__THE EXERCISE__
Reproduce all the lines below exactly and omit the images.

--- Begin ---

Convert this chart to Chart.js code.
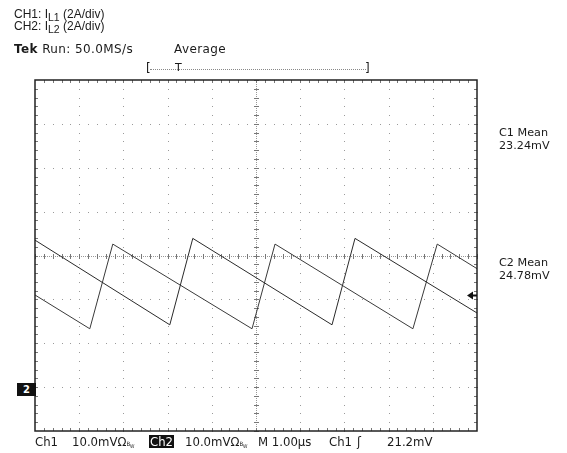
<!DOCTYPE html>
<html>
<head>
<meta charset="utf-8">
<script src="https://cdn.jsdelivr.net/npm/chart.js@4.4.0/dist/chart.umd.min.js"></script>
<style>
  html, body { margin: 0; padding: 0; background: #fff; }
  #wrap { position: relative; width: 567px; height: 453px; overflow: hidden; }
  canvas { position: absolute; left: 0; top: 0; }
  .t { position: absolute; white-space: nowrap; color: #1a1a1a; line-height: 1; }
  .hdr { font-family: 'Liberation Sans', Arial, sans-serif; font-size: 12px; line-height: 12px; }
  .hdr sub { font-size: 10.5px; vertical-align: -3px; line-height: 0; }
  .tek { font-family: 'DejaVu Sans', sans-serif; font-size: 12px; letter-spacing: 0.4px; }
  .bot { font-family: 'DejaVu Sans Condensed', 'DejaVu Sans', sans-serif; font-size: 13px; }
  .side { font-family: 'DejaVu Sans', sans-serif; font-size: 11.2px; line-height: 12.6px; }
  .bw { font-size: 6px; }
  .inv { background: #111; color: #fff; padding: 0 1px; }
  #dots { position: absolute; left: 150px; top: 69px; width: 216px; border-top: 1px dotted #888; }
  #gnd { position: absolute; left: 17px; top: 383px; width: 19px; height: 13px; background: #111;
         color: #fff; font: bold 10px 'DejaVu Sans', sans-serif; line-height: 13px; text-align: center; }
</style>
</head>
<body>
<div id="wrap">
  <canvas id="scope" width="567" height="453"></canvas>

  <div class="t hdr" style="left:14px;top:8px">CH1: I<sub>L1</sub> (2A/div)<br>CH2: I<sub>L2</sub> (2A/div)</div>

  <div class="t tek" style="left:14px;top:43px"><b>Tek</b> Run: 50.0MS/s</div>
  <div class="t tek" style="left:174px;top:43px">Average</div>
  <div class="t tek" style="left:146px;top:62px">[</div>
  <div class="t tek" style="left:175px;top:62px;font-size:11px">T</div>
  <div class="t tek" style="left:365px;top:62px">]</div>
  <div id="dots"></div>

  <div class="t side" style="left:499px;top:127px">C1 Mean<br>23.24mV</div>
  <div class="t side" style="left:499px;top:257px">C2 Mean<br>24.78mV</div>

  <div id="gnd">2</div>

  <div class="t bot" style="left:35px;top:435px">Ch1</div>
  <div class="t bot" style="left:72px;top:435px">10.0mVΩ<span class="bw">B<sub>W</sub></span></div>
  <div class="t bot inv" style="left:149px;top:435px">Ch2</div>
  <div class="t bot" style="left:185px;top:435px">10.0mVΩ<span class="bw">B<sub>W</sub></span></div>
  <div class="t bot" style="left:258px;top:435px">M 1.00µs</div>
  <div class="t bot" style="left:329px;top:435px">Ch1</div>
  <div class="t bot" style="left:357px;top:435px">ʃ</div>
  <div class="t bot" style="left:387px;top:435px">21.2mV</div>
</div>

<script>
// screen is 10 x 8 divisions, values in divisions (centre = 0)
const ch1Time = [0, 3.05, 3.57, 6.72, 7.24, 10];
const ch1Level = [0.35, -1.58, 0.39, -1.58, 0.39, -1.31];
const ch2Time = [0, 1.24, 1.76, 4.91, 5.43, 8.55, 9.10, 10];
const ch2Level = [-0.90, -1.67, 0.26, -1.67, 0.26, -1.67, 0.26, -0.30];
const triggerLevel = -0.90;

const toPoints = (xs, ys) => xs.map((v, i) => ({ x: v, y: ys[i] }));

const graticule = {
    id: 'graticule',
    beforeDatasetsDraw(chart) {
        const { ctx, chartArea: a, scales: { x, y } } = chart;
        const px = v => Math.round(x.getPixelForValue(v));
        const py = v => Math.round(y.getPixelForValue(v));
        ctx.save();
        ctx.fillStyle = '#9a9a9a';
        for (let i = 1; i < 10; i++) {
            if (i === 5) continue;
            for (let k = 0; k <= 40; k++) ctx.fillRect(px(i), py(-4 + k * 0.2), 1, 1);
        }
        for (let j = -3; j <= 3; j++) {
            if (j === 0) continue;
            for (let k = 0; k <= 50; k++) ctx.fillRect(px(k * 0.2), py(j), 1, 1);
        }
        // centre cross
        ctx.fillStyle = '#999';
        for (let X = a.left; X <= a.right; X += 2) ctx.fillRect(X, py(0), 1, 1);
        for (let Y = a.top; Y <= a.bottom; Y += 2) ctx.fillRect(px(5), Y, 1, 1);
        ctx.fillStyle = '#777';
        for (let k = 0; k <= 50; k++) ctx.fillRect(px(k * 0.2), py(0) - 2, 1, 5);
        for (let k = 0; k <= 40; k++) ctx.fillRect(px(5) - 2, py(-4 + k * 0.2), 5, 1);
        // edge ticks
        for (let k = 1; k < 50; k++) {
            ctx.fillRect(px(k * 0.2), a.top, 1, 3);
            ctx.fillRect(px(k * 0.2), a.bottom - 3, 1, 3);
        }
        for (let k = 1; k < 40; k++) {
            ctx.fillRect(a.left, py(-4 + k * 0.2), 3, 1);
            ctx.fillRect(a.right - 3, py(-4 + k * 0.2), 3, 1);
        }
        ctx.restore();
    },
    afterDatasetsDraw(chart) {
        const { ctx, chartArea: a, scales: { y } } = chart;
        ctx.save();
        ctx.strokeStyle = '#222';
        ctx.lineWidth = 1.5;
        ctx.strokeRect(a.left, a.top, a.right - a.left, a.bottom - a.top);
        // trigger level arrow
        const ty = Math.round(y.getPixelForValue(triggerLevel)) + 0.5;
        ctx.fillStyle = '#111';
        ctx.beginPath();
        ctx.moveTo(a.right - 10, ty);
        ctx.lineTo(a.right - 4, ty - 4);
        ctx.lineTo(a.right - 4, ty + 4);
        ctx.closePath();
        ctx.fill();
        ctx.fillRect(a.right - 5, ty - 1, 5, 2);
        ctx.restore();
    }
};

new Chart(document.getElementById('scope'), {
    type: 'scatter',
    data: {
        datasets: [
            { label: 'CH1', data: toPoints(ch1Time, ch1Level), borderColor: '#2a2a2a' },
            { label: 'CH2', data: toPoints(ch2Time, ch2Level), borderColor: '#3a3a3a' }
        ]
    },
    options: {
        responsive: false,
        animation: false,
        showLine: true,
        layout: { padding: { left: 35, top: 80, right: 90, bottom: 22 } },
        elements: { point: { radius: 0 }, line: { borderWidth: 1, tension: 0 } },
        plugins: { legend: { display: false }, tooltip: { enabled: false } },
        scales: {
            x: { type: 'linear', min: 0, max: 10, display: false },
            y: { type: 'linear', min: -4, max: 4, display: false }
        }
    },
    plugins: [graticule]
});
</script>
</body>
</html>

--- End ---

__WORKED SOLUTION__
Convert this chart to Chart.js code.
<!DOCTYPE html>
<html>
<head>
<meta charset="utf-8">
<script src="https://cdn.jsdelivr.net/npm/chart.js@4.4.0/dist/chart.umd.min.js"></script>
<style>
  html, body { margin: 0; padding: 0; background: #fff; }
  #wrap { position: relative; width: 567px; height: 453px; overflow: hidden; }
  canvas { position: absolute; left: 0; top: 0; }
  .t { position: absolute; white-space: nowrap; color: #1a1a1a; line-height: 1; }
  .hdr { font-family: 'Liberation Sans', Arial, sans-serif; font-size: 12px; line-height: 12px; }
  .hdr sub { font-size: 10.5px; vertical-align: -3px; line-height: 0; }
  .tek { font-family: 'DejaVu Sans', sans-serif; font-size: 12px; letter-spacing: 0.4px; }
  .bot { font-family: 'DejaVu Sans Condensed', 'DejaVu Sans', sans-serif; font-size: 13px; }
  .side { font-family: 'DejaVu Sans', sans-serif; font-size: 11.2px; line-height: 12.6px; }
  .bw { font-size: 6px; }
  .inv { background: #111; color: #fff; padding: 0 1px; }
  #dots { position: absolute; left: 150px; top: 69px; width: 216px; border-top: 1px dotted #888; }
  #gnd { position: absolute; left: 17px; top: 383px; width: 19px; height: 13px; background: #111;
         color: #fff; font: bold 10px 'DejaVu Sans', sans-serif; line-height: 13px; text-align: center; }
</style>
</head>
<body>
<div id="wrap">
  <canvas id="scope" width="567" height="453"></canvas>

  <div class="t hdr" style="left:14px;top:8px">CH1: I<sub>L1</sub> (2A/div)<br>CH2: I<sub>L2</sub> (2A/div)</div>

  <div class="t tek" style="left:14px;top:43px"><b>Tek</b> Run: 50.0MS/s</div>
  <div class="t tek" style="left:174px;top:43px">Average</div>
  <div class="t tek" style="left:146px;top:62px">[</div>
  <div class="t tek" style="left:175px;top:62px;font-size:11px">T</div>
  <div class="t tek" style="left:365px;top:62px">]</div>
  <div id="dots"></div>

  <div class="t side" style="left:499px;top:127px">C1 Mean<br>23.24mV</div>
  <div class="t side" style="left:499px;top:257px">C2 Mean<br>24.78mV</div>

  <div id="gnd">2</div>

  <div class="t bot" style="left:35px;top:435px">Ch1</div>
  <div class="t bot" style="left:72px;top:435px">10.0mVΩ<span class="bw">B<sub>W</sub></span></div>
  <div class="t bot inv" style="left:149px;top:435px">Ch2</div>
  <div class="t bot" style="left:185px;top:435px">10.0mVΩ<span class="bw">B<sub>W</sub></span></div>
  <div class="t bot" style="left:258px;top:435px">M 1.00µs</div>
  <div class="t bot" style="left:329px;top:435px">Ch1</div>
  <div class="t bot" style="left:357px;top:435px">ʃ</div>
  <div class="t bot" style="left:387px;top:435px">21.2mV</div>
</div>

<script>
// screen is 10 x 8 divisions, values in divisions (centre = 0)
const ch1Time = [0, 3.05, 3.57, 6.72, 7.24, 10];
const ch1Level = [0.35, -1.58, 0.39, -1.58, 0.39, -1.31];
const ch2Time = [0, 1.24, 1.76, 4.91, 5.43, 8.55, 9.10, 10];
const ch2Level = [-0.90, -1.67, 0.26, -1.67, 0.26, -1.67, 0.26, -0.30];
const triggerLevel = -0.90;

const toPoints = (xs, ys) => xs.map((v, i) => ({ x: v, y: ys[i] }));

const graticule = {
    id: 'graticule',
    beforeDatasetsDraw(chart) {
        const { ctx, chartArea: a, scales: { x, y } } = chart;
        const px = v => Math.round(x.getPixelForValue(v));
        const py = v => Math.round(y.getPixelForValue(v));
        ctx.save();
        ctx.fillStyle = '#9a9a9a';
        for (let i = 1; i < 10; i++) {
            if (i === 5) continue;
            for (let k = 0; k <= 40; k++) ctx.fillRect(px(i), py(-4 + k * 0.2), 1, 1);
        }
        for (let j = -3; j <= 3; j++) {
            if (j === 0) continue;
            for (let k = 0; k <= 50; k++) ctx.fillRect(px(k * 0.2), py(j), 1, 1);
        }
        // centre cross
        ctx.fillStyle = '#999';
        for (let X = a.left; X <= a.right; X += 2) ctx.fillRect(X, py(0), 1, 1);
        for (let Y = a.top; Y <= a.bottom; Y += 2) ctx.fillRect(px(5), Y, 1, 1);
        ctx.fillStyle = '#777';
        for (let k = 0; k <= 50; k++) ctx.fillRect(px(k * 0.2), py(0) - 2, 1, 5);
        for (let k = 0; k <= 40; k++) ctx.fillRect(px(5) - 2, py(-4 + k * 0.2), 5, 1);
        // edge ticks
        for (let k = 1; k < 50; k++) {
            ctx.fillRect(px(k * 0.2), a.top, 1, 3);
            ctx.fillRect(px(k * 0.2), a.bottom - 3, 1, 3);
        }
        for (let k = 1; k < 40; k++) {
            ctx.fillRect(a.left, py(-4 + k * 0.2), 3, 1);
            ctx.fillRect(a.right - 3, py(-4 + k * 0.2), 3, 1);
        }
        ctx.restore();
    },
    afterDatasetsDraw(chart) {
        const { ctx, chartArea: a, scales: { y } } = chart;
        ctx.save();
        ctx.strokeStyle = '#222';
        ctx.lineWidth = 1.5;
        ctx.strokeRect(a.left, a.top, a.right - a.left, a.bottom - a.top);
        // trigger level arrow
        const ty = Math.round(y.getPixelForValue(triggerLevel)) + 0.5;
        ctx.fillStyle = '#111';
        ctx.beginPath();
        ctx.moveTo(a.right - 10, ty);
        ctx.lineTo(a.right - 4, ty - 4);
        ctx.lineTo(a.right - 4, ty + 4);
        ctx.closePath();
        ctx.fill();
        ctx.fillRect(a.right - 5, ty - 1, 5, 2);
        ctx.restore();
    }
};

new Chart(document.getElementById('scope'), {
    type: 'scatter',
    data: {
        datasets: [
            { label: 'CH1', data: toPoints(ch1Time, ch1Level), borderColor: '#2a2a2a' },
            { label: 'CH2', data: toPoints(ch2Time, ch2Level), borderColor: '#3a3a3a' }
        ]
    },
    options: {
        responsive: false,
        animation: false,
        showLine: true,
        layout: { padding: { left: 35, top: 80, right: 90, bottom: 22 } },
        elements: { point: { radius: 0 }, line: { borderWidth: 1, tension: 0 } },
        plugins: { legend: { display: false }, tooltip: { enabled: false } },
        scales: {
            x: { type: 'linear', min: 0, max: 10, display: false },
            y: { type: 'linear', min: -4, max: 4, display: false }
        }
    },
    plugins: [graticule]
});
</script>
</body>
</html>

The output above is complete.